What is expected: Locate each line of the material that contains "matplotlib", then return it.

########

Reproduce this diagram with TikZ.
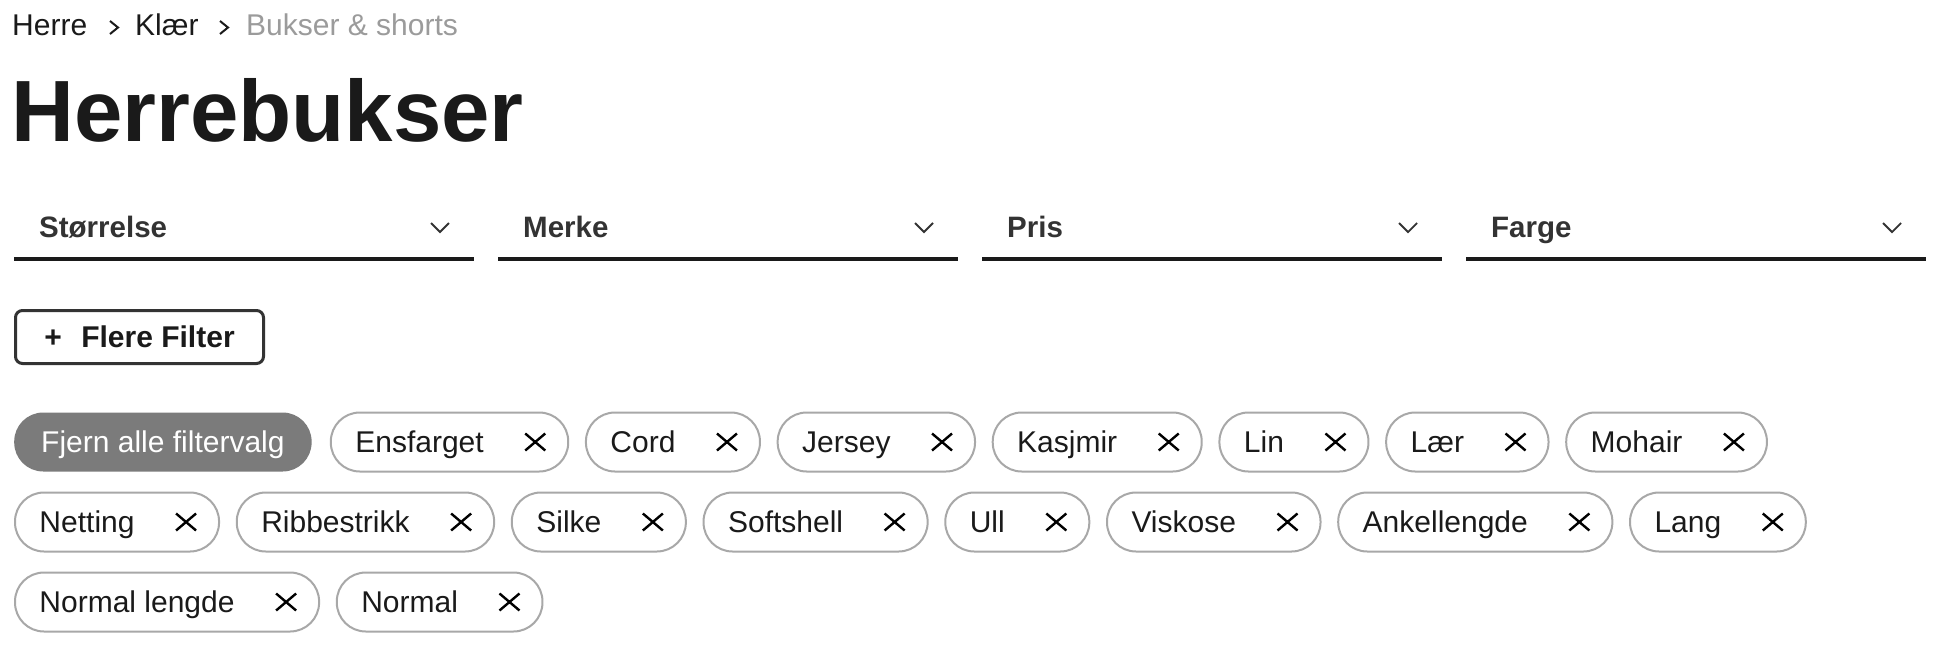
\documentclass[tikz,border=0pt]{standalone}
\usepackage{fontspec}
\setmainfont{Liberation Sans}
\usepackage{xcolor}
\usetikzlibrary{positioning}

\definecolor{ink}{HTML}{1A1A1A}
\definecolor{crumbgray}{HTML}{9B9B9B}
\definecolor{labelink}{HTML}{333333}
\definecolor{chipline}{HTML}{A8A8A8}
\definecolor{chipfill}{HTML}{7B7B7B}

\tikzset{
	crumb/.style={anchor=base west,inner sep=0pt,text=ink,font=\fontsize{30}{36}\selectfont},
	crumbchev/.style={draw=ink,line width=2pt},
	pagetitle/.style={anchor=base west,inner sep=0pt,text=ink,font=\fontsize{87}{96}\selectfont\bfseries},
	ddlabel/.style={anchor=base west,inner sep=0pt,text=labelink,font=\fontsize{29.5}{34}\selectfont\bfseries},
	ddline/.style={draw=ink,line width=4pt},
	ddchev/.style={draw=labelink,line width=1.8pt},
	morebtn/.style={draw=labelink,line width=3pt,rounded corners=7pt,inner sep=0pt,
		minimum width=248pt,minimum height=53pt,text=ink,font=\fontsize{30}{36}\selectfont\bfseries},
	chip/.style={draw=chipline,line width=2pt,rounded corners=29pt,inner sep=0pt,
		minimum height=59pt,text height=21.5pt,text depth=0pt,text=ink,
		font=\fontsize{30}{36}\selectfont,
		execute at begin node={\hspace*{24.5pt}},execute at end node={\hspace*{84.5pt}}},
	chipdark/.style={fill=chipfill,rounded corners=29pt,inner sep=0pt,
		minimum height=59pt,text height=21.5pt,text depth=0pt,text=white,
		font=\fontsize{30}{36}\selectfont,
		execute at begin node={\hspace*{27pt}},execute at end node={\hspace*{27pt}}},
	xmark/.style={draw=black,line width=2.4pt}
}

% the cross inside a chip, drawn from its east anchor
\newcommand{\chipx}[1]{%
	\draw[xmark] ([shift={(-44,-8.5)}]#1.east) -- ([shift={(-24,8.5)}]#1.east)
		([shift={(-44,8.5)}]#1.east) -- ([shift={(-24,-8.5)}]#1.east);}

\begin{document}
\begin{tikzpicture}[x=1pt,y=-1pt]
	\useasboundingbox[fill=white] (0,0) rectangle (1946,654);

	% breadcrumb
	\node[crumb] (herre) at (12,35) {Herre};
	\draw[crumbchev] (110,21) -- (118,27.5) -- (110,34);
	\node[crumb] (klaer) at (135,35) {Klær};
	\draw[crumbchev] (220,21) -- (228,27.5) -- (220,34);
	\node[crumb,text=crumbgray] (bukser) at (246,35) {Bukser \& shorts};

	\node[pagetitle] (title) at (11,141) {Herrebukser};

	% dropdowns
	\foreach \lbl [count=\i from 0] in {Størrelse,Merke,Pris,Farge} {
		\coordinate (dd\i) at (14+484*\i,259);
		\draw[ddline] (dd\i) -- ++(460,0);
		\node[ddlabel] (ddlbl\i) at ([shift={(25,-22)}]dd\i) {\lbl};
		\draw[ddchev] ([shift={(417,-36)}]dd\i) -- ([shift={(426,-27)}]dd\i)
			-- ([shift={(435,-36)}]dd\i);
	}

	\node[morebtn,anchor=north west] (flere) at (14,309)
		{+\hspace*{19.5pt}Flere Filter};

	% chips, row 1
	\node[chipdark,anchor=west] (fjern) at (14,442) {Fjern alle filtervalg};
	\node[chip,right=18pt of fjern] (ensf) {Ensfarget};
	\chipx{ensf}
	\foreach \nm/\lbl [remember=\nm as \prev (initially ensf)] in
		{cord/Cord,jersey/Jersey,kasjmir/Kasjmir,lin/Lin,laer/Lær,mohair/Mohair} {
		\node[chip,right=15.7pt of \prev] (\nm) {\lbl};
		\chipx{\nm}
	}

	% row 2
	\node[chip,anchor=west] (netting) at (14,522) {Netting};
	\chipx{netting}
	\foreach \nm/\lbl [remember=\nm as \prev (initially netting)] in
		{ribb/Ribbestrikk,silke/Silke,soft/Softshell,ull/Ull,visk/Viskose,ankel/Ankellengde,lang/Lang} {
		\node[chip,right=15.7pt of \prev] (\nm) {\lbl};
		\chipx{\nm}
	}

	% row 3
	\node[chip,anchor=west] (normlen) at (14,602) {Normal lengde};
	\chipx{normlen}
	\node[chip,right=15.7pt of normlen] (normal) {Normal};
	\chipx{normal}
\end{tikzpicture}
\end{document}
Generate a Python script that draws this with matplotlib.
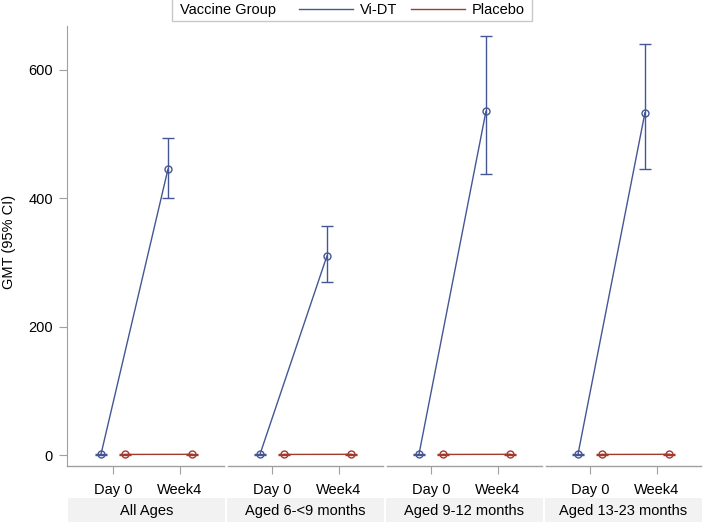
import matplotlib
matplotlib.use("Agg")
import matplotlib.pyplot as plt
from matplotlib.patches import Rectangle
import numpy as np

plt.rcParams['font.family'] = ['Liberation Sans', 'DejaVu Sans']

groups = ["All Ages", "Aged 6-<9 months", "Aged 9-12 months", "Aged 13-23 months"]
visits = ["Day 0", "Week4"]

# GMT and 95% CI per group, [Day 0, Week4]
vidt_gmt = [[1, 445], [1, 310], [1, 535], [1, 533]]
vidt_lo = [[0.5, 401], [0.5, 269], [0.5, 437], [0.5, 445]]
vidt_hi = [[1.5, 493], [1.5, 357], [1.5, 652], [1.5, 640]]
plac_gmt = [[1, 1.2], [1, 1.2], [1, 1.2], [1, 1.2]]
plac_lo = [[0.6, 0.8], [0.6, 0.8], [0.6, 0.8], [0.6, 0.8]]
plac_hi = [[1.4, 1.6], [1.4, 1.6], [1.4, 1.6], [1.4, 1.6]]

blue = "#445694"
red = "#A23A2E"
gray = "#a0a0a0"

fig = plt.figure(figsize=(7.04, 5.22), dpi=100)
ax = fig.add_axes([67/704, 1 - 466/522, 636/704, 440/522])

W = 159/67  # panel width in category units
off = 0.18
xt, xl = [], []
for i, g in enumerate(groups):
    base = i*W + np.arange(2)
    xt += list(base)
    xl += visits
    for gmt, lo, hi, col, d in [(vidt_gmt, vidt_lo, vidt_hi, blue, -off),
                                (plac_gmt, plac_lo, plac_hi, red, off)]:
        y = np.array(gmt[i])
        err = [y - np.array(lo[i]), np.array(hi[i]) - y]
        ax.errorbar(base + d, y, yerr=err, color=col, lw=1, capsize=4.2,
                    capthick=1, marker='o', ms=5, mfc='none', mew=1)
    # bottom axis line per panel, with small gaps between panels
    ax.axhline(-17, xmin=(i*159 + (2 if i else 0))/636, xmax=((i+1)*159 - 2)/636,
               color=gray, lw=1, clip_on=False)

ax.set_xlim(-(W-1)/2, 4*W - (W-1)/2)
ax.set_ylim(-17, 668)
ax.set_xticks(xt)
ax.set_xticklabels(xl, fontsize=10.5)
ax.set_yticks([0, 200, 400, 600])
ax.tick_params(axis='y', labelsize=10.5, length=6, color=gray, pad=4)
ax.tick_params(axis='x', length=6, color=gray, pad=6)
for s in ['top', 'right', 'bottom']:
    ax.spines[s].set_visible(False)
ax.spines['left'].set_color(gray)
fig.text(9/704, 1 - 242/522, "GMT (95% CI)", rotation=90, ha='center', va='center',
         fontsize=10.5)

# group label band
for i, g in enumerate(groups):
    x0 = (67 + i*159 + 1)/704
    fig.patches.append(Rectangle((x0, 0), 157/704, 24/522, transform=fig.transFigure,
                                 facecolor="#f2f2f2", edgecolor='none'))
    fig.text((67 + i*159 + 79.5)/704, 11/522, g, ha='center', va='center', fontsize=10.5)

# legend
fig.patches.append(Rectangle((172/704, 1 - 21/522), 360/704, 24/522, transform=fig.transFigure,
                             facecolor='white', edgecolor='#c8c8c8', lw=1))
fig.text(180/704, 1 - 10/522, "Vaccine Group", ha='left', va='center', fontsize=10.5)
h1, = ax.plot([], [], color=blue, lw=1)
h2, = ax.plot([], [], color=red, lw=1)
fig.legend([h1, h2], ["Vi-DT", "Placebo"], ncol=2, frameon=False, fontsize=10.5,
           loc='center left', bbox_to_anchor=(299/704, 1 - 10/522),
           handlelength=3.7, handletextpad=0.5, columnspacing=0.9, borderpad=0,
           borderaxespad=0)

fig.savefig("out.png", dpi=100)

########

Written reply:
Generate a Python script that draws this with matplotlib.
import matplotlib
matplotlib.use("Agg")
import matplotlib.pyplot as plt
from matplotlib.patches import Rectangle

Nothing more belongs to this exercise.